Geraldo Alckmin – Temos dois fenômenos mundiais. Estudei muito isso nos seis meses que fiquei em Harvard, em 2007. Um é a urbanização. Mais da metade da população mundial mora em cidades, nunca houve isso. No Estado de São Paulo, o índice de urbanização é de 92%. O mundo tende à urbanização. As pessoas migram à procura de emprego, de oportunidades, para a sua subsistência, e os empregos estão cada vez mais na área de serviços, nas cidades. Na indústria, há a robotização e na agricultura, a mecanização. Muita gente que morava na na área rural, hoje mora na cidade. O segundo é a metropolização. A Grande Tóquio tem 36 milhões de pessoas; Nova Déli, na Índia, 24 milhões e a Grande São Paulo, 22 milhões de habitantes, é a terceira maior região metropolitana do mundo. E outras vão se formando – Vale do Paraíba, Sorocaba, Ribeirão Preto… Como evitar essa concentração? Estimulando investimento em outras regiões.
APJ – De que forma isso é possível?
Alckmin – Temos procurado potencializar a vocação econômica de cada região. Por exemplo, na região de Presidente Prudente, a regularização fundiária vai ajudar muito. Com infra-estrutura: aeroportos, estradas, ferrovia, sistema de telecomunicação. Decidimos levar a Unesp somente para regiões que mais precisam e com isso foram criados sete novos campi, nenhum deles em regiões mais ricas. Levamos a Unesp para o Vale do Ribeira, Pontal do Paranapanema, Alta Paulista e Sudoeste do Estado. Todos terão Engenharia. Estamos procurando com isso reforçar as regiões com infra-estrutura, logística, recursos humanos e fortalecer a vocação regional. A universidade nessas regiões faz a diferença. No Vale do Ribeira, a melhora é nítida na qualidade de vida e as pessoas evitam migrar.
APJ– Que pontos o sr. destacaria em relação à infraestrutura?

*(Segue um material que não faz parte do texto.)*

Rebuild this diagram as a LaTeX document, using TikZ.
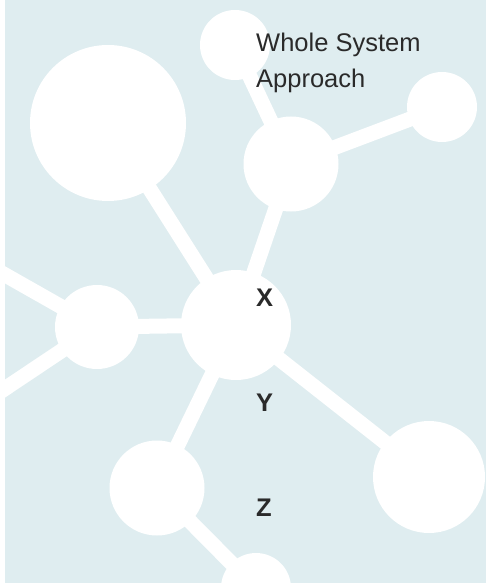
\documentclass[tikz,border=0pt]{standalone}
\usepackage{fontspec}
\setmainfont{Liberation Sans}
\definecolor{bgblue}{HTML}{DFEDF0}
\definecolor{txtgray}{HTML}{2A2A2A}
\tikzset{
  ball/.style={circle, fill=white, inner sep=0pt, minimum size=#1},
  bond/.style={white, line width=15pt},
  lbl/.style={anchor=base west, inner sep=0pt, text=txtgray, font=\fontsize{25.5}{36}\selectfont},
  blbl/.style={anchor=base west, inner sep=0pt, text=txtgray, font=\fontsize{25.5}{30}\selectfont\bfseries}
}
\begin{document}
\begin{tikzpicture}[x=1pt, y=-1pt]
\useasboundingbox (0,0) rectangle (486,585);
\fill[bgblue] (5,0) rectangle (486,583);
\begin{scope}
\clip (5,0) rectangle (486,583);
% coordinates of balls
\coordinate (big) at (108,123);
\coordinate (top) at (235,45);
\coordinate (um) at (291,164);
\coordinate (tr) at (442,107);
\coordinate (c) at (236,325);
\coordinate (lm) at (97,327);
\coordinate (ll) at (157,488);
\coordinate (lr) at (429,477);
\coordinate (bot) at (256,588);
\coordinate (offA) at (-30,255);
\coordinate (offB) at (-30,412);
% bonds
\draw[bond] (big) -- (c);
\draw[bond] (top) -- (um);
\draw[bond] (um) -- (tr);
\draw[bond] (um) -- (c);
\draw[bond] (c) -- (lm);
\draw[bond] (lm) -- (offA);
\draw[bond] (lm) -- (offB);
\draw[bond] (c) -- (ll);
\draw[bond] (c) -- (lr);
\draw[bond] (ll) -- (bot);
% balls
\node[ball=156pt] (nbig) at (big) {};
\node[ball=70pt] (ntop) at (top) {};
\node[ball=95pt] (num) at (um) {};
\node[ball=70pt] (ntr) at (tr) {};
\node[ball=110pt] (nc) at (c) {};
\node[ball=84pt] (nlm) at (lm) {};
\node[ball=95pt] (nll) at (ll) {};
\node[ball=112pt] (nlr) at (lr) {};
\node[ball=70pt] (nbot) at (bot) {};
\end{scope}
% labels
\node[lbl] (t1) at (256,52) {Whole System};
\node[lbl] (t2) at (256,88) {Approach};
\node[blbl] (x) at (256,306) {X};
\node[blbl] (y) at (256,411) {Y};
\node[blbl] (z) at (256,516) {Z};
\end{tikzpicture}
\end{document}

Alckmin – Todas as entradas do Estado estão sendo duplicadas. A rodovia Euclides da Cunha vamos entregar em 90 dias, são 158 quilômetros de duplicação, do Paranazão para Mirassol, perto de Rio Preto. A Raposo Tavares, de Presidente Epitácio a São Paulo, vamos recuperar todo o trecho entre Ourinhos e Itapetininga. Na Hidrovia Tietê-Paraná, vamos investir R$ 1,6 bilhão, dos quais R$ 700 milhões do Estado e R$ 900 milhões do governo federal, trazendo-a até Piracicaba, integrando com a ferrovia e reduzindo custos para o Interior. Fortalecimento do agronegócio, com programas de estradas vicinais e pontes e crédito. Para reduzir desigualdades, lançamos na área social um programa exclusivo para os 100 municípios com o menor IDH (Índice de Desenvolvimento Humano). Mas a faixa abaixo da pobreza está na periferia metropolitana. Os grandes desafios estão também nas bordas das metrópoles.
APJ – Qual é o papel reservado às cidades e as administrações municipais no contexto da globalização?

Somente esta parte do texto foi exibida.